(La Repubblica – M. Pinci) Tra le istantanee della notte col Barcellona, ce ne è una che lo ritrae euforico. Alisson ha inciso un commento evocativo: “Sorride!”. Perché Kevin Strootman ha fama da duro, ma quella partita gli ha sciolto il cuore: «Non dirò che è stata la mia migliore: voglio che sia tra qualche settimana».
Eppure, il suo amico Salah dice che la Roma avrebbe voluto evitare il Liverpool.
«Se lo dice lui va bene. In semifinale giochi con squadre fortissime, Bayern e Real sono di un altro livello e il Liverpool sta facendo bene. Noi abbiamo voglia di arrivare in finale. Salah è il più pericoloso, in campo non saremo amici».
Vi siete scritti in questi giorni?
«Le ultime due volte non mi ha risposto, ha cambiato sei volte numero. Gli riscriverò dopo la semifinale. Speriamo di rivivere una serata come col Barça. Il video del terzo gol l’avrò rivisto 500 volte: lo stadio era magico».
Quando avete iniziato a credere all’impresa?
«Prima della partita ci credevamo forse il 10%, sapevamo sarebbe servita la perfezione. Dopo il primo gol ci siamo detti: “Ce la possiamo fare”. La difesa è stata spettacolare, la prendevano sempre loro. Nello spogliatoio c’era lo spirito per fare quella partita».
Nata da un modulo, il 3-4-3, imparato in due giorni.
«Ma lo avevamo fatto già lo scorso anno, tutti sapevamo cosa fare, con le indicazioni del mister e dello staff.

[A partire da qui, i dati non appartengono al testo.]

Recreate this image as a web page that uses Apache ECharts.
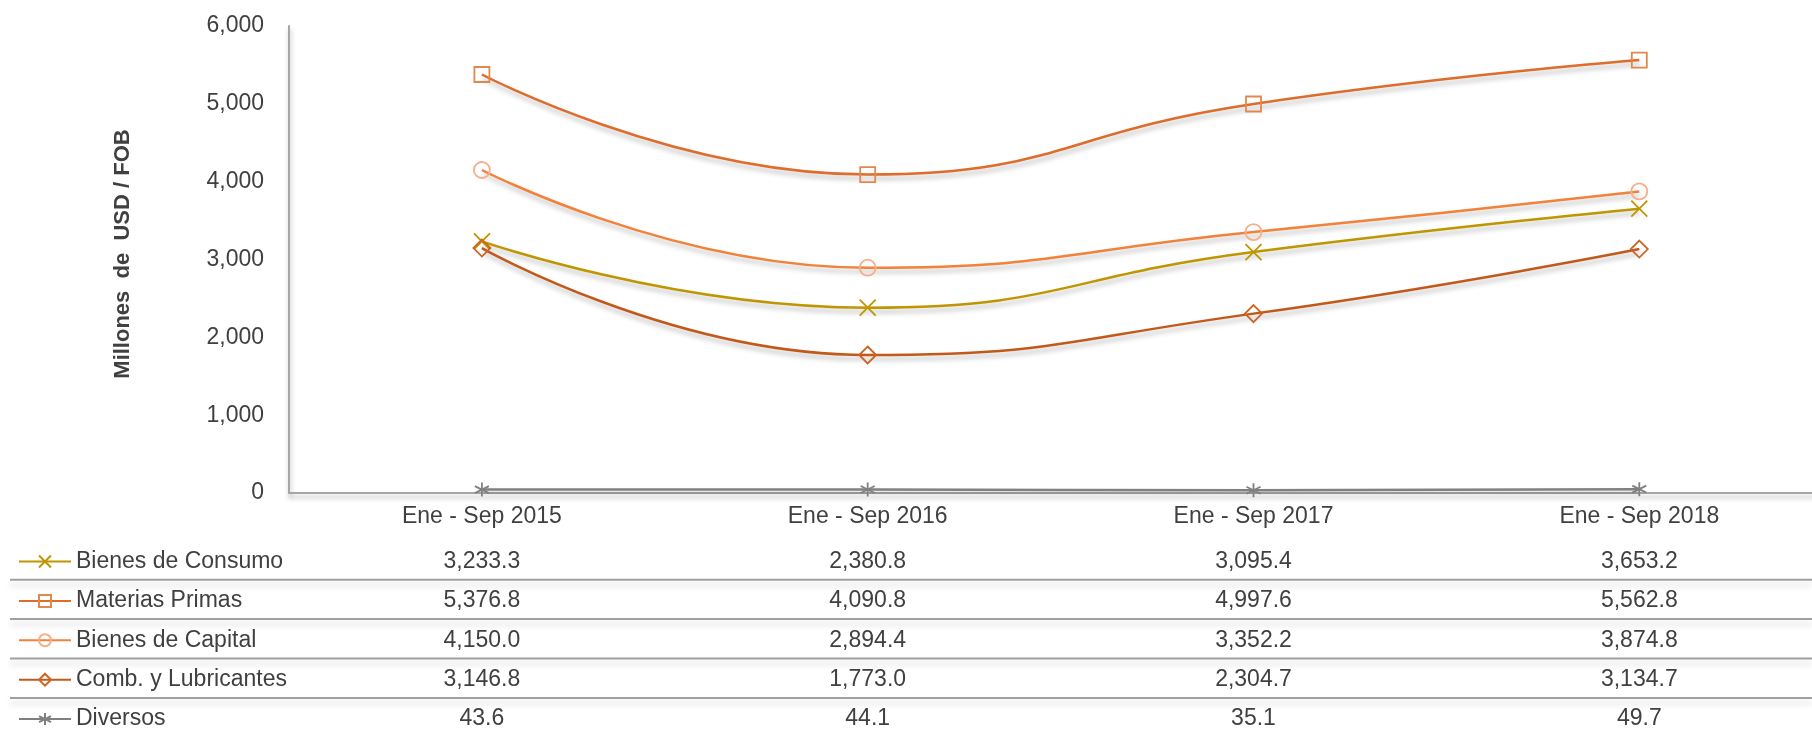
<!DOCTYPE html>
<html>
<head>
<meta charset="utf-8">
<script src="https://cdn.jsdelivr.net/npm/echarts@6/dist/echarts.min.js"></script>
<style>
html,body{margin:0;padding:0;background:#fff;}
#chart{width:1812px;height:729px;}
</style>
</head>
<body>
<div id="chart"></div>
<script>
// ---- data ----
const categories = ['Ene - Sep 2015', 'Ene - Sep 2016', 'Ene - Sep 2017', 'Ene - Sep 2018'];
const seriesNames = ['Bienes de Consumo', 'Materias Primas', 'Bienes de Capital', 'Comb. y Lubricantes', 'Diversos'];
const bienesConsumo = [3233.3, 2380.8, 3095.4, 3653.2];
const materiasPrimas = [5376.8, 4090.8, 4997.6, 5562.8];
const bienesCapital = [4150.0, 2894.4, 3352.2, 3874.8];
const combLubricantes = [3146.8, 1773.0, 2304.7, 3134.7];
const diversos = [43.6, 44.1, 35.1, 49.7];
const yMin = 0, yMax = 6000, yInterval = 1000;
const yAxisTitle = 'Millones  de  USD / FOB';

// ---- styling ----
const FONT = '"Liberation Sans Narrow", "Arial Narrow", "Liberation Sans", Arial, sans-serif';
const FS = 23;
const TXT = '#404040';
const allData = [bienesConsumo, materiasPrimas, bienesCapital, combLubricantes, diversos];
const lineColors = ['#C09600', '#DE6C2A', '#F2813A', '#C2591A', '#808080'];
const markerColors = ['#C09600', '#E2884E', '#F7AE88', '#CC6424', '#808080'];
const symbols = [
  'path://M0,0L12,12M12,0L0,12',
  'rect',
  'circle',
  'diamond',
  'path://M6,0L6,12M0.8,3L11.2,9M0.8,9L11.2,3'
];
const symbolSizes = [16, 15, 16, 17, 14];

const AXIS_Y = 493, GRID_TOP = 26, GRID_LEFT = 289, BAND = 385.8;
const ROW0 = 560, ROW_STEP = 39.4;

const fmt = v => v.toLocaleString('en-US', {minimumFractionDigits: 1, maximumFractionDigits: 1});

const shadow = {shadowColor: 'rgba(0,0,0,0.28)', shadowBlur: 5, shadowOffsetX: 1, shadowOffsetY: 4};

const xAxes = [{
  type: 'category',
  data: categories,
  position: 'bottom',
  boundaryGap: true,
  axisLine: {show: true, lineStyle: Object.assign({color: '#a6a6a6', width: 2}, shadow)},
  axisTick: {show: false},
  axisLabel: {fontSize: FS, color: TXT, fontFamily: FONT, margin: 12},
  splitLine: {show: false}
}];
allData.forEach((arr, k) => {
  xAxes.push({
    type: 'category',
    data: arr.map(fmt),
    position: 'bottom',
    offset: (ROW0 - AXIS_Y - 22) + ROW_STEP * k,
    boundaryGap: true,
    axisLine: {show: false},
    axisTick: {show: false},
    axisLabel: {fontSize: FS, color: TXT, fontFamily: FONT, margin: 12},
    splitLine: {show: false}
  });
});

const series = allData.map((arr, k) => ({
  name: seriesNames[k],
  type: 'line',
  data: arr,
  xAxisIndex: 0,
  smooth: 0.5,
  symbol: symbols[k],
  symbolSize: symbolSizes[k],
  showAllSymbol: true,
  lineStyle: Object.assign({color: lineColors[k], width: 2.5}, shadow),
  itemStyle: {color: 'rgba(255,255,255,0)', borderColor: markerColors[k], borderWidth: 1.8},
  emphasis: {disabled: true},
  z: 3 + k
}));

// one legend per table row
const legends = seriesNames.map((name, k) => ({
  orient: 'horizontal',
  left: 18,
  top: ROW0 + ROW_STEP * k - 10,
  itemWidth: 52,
  itemHeight: 15,
  padding: 0,
  selectedMode: false,
  data: [name],
  textStyle: {fontSize: FS, color: TXT, fontFamily: FONT}
}));

const graphics = [
  {
    type: 'text',
    x: 123, y: 254,
    rotation: Math.PI / 2,
    style: {text: yAxisTitle, fontSize: 22, fontWeight: 'bold', fontFamily: FONT, fill: TXT,
            textAlign: 'center', textVerticalAlign: 'middle'}
  }
];
for (let k = 0; k < 4; k++) {
  const y = ROW0 + ROW_STEP * (k + 0.5);
  graphics.push({
    type: 'line',
    shape: {x1: 10, y1: y, x2: 1812, y2: y},
    style: {stroke: '#a0a0a0', lineWidth: 2, shadowColor: 'rgba(0,0,0,0.18)', shadowBlur: 6, shadowOffsetY: 5}
  });
}

const chart = echarts.init(document.getElementById('chart'), null, {renderer: 'canvas'});
chart.setOption({
  animation: false,
  backgroundColor: '#ffffff',
  textStyle: {fontFamily: FONT},
  grid: {left: GRID_LEFT, top: GRID_TOP, width: BAND * 4, height: AXIS_Y - GRID_TOP, containLabel: false, outerBoundsMode: 'none'},
  legend: legends,
  xAxis: xAxes,
  yAxis: {
    type: 'value',
    min: yMin, max: yMax, interval: yInterval,
    axisLine: {show: true, lineStyle: Object.assign({color: '#a6a6a6', width: 2}, shadow)},
    axisTick: {show: false},
    splitLine: {show: false},
    axisLabel: {fontSize: FS, color: TXT, fontFamily: FONT, margin: 25,
                formatter: v => v.toLocaleString('en-US')}
  },
  series: series,
  graphic: graphics
});
</script>
</body>
</html>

Son stati perfetti anche i tempi: abbiamo segnato subito, un altro dopo l’intervallo e il terzo non troppo presto (ride). Ero sicuro che non ci avrebbero segnato più».
Con chi ha condiviso la gioia?
«Con i miei genitori. Non stanno più insieme, ma sono sempre venuti a vedere le partite. A 14 anni giocavo già a un livello più alto di mio fratello, lui aveva scelto di giocare con i suoi amici e loro andavano a vedere anche lui. Ci hanno sostenuto sempre. Venivano a seguirci sui campetti il sabato mattina, alle 8.30, con un freddo a meno 15: se adesso sono in semifinale di Champions è pure per loro una cosa speciale».
Sono dedicate a loro le stelle che ha tatuate sul braccio?
«Sono le date di nascita di mio fratello, di mio padre e di mia madre. Il prossimo sarà per mia figlia».
Strootman il duro che diventa papà?
«Tutti mi dicevano che sarebbe stato speciale. Non vedo l’ora. Io e Thara l’abbiamo voluto. Per tanta gente è difficile avere figli, noi abbiamo ricevuto un miracolo. Quando arrivammo, lei studiava per diventare maestra e viveva qui con me, viaggiava ogni settimana tra Roma e l’Olanda. Non era facile, ma siamo a due ore da casa, in una delle più belle città del mondo, non in Russia o in un posto disagevole. Ora ha finito e abbiamo preso un cane. E poi le famiglie vengono a trovarci».
Il suo primo ricordo legato al calcio?
«Avevo 3-4 anni, giocavo in giardino ogni giorno con mio fratello, più grande di me. A 4-5 anni andai in una squadra, non potevano farmi giocare con la categoria F-1, perché non avevo ancora 6 anni. Poi ricordo il Mondiale ‘94. Per voi è quello di Baggio, per me quello della punizione di Branco che ha fatto fuori l’Olanda».
L’infortunio al ginocchio l’ha cambiata?
«Chi non ne ha avuti può entrare in campo e tirare cento palloni in porta, se lo faccio io non gioco più per tre settimane. Quando devi fare 50-55 partite all’anno, serve professionalità».
Si sente un leader?
«È bello sentirselo dire, ma per me i leader sono De Rossi, Kolarov. Se vinciamo sono un leader, se perdiamo non lo sono più. Nel calcio è così. Perciò è una parola che non mi piace».
Cos’altro non le piace?
«Il Fantacalcio. C’è gente che mi scrive: “Kevin, mi fai un gol per il Fantacalcio?” Ma come, solo per quello devo far gol?».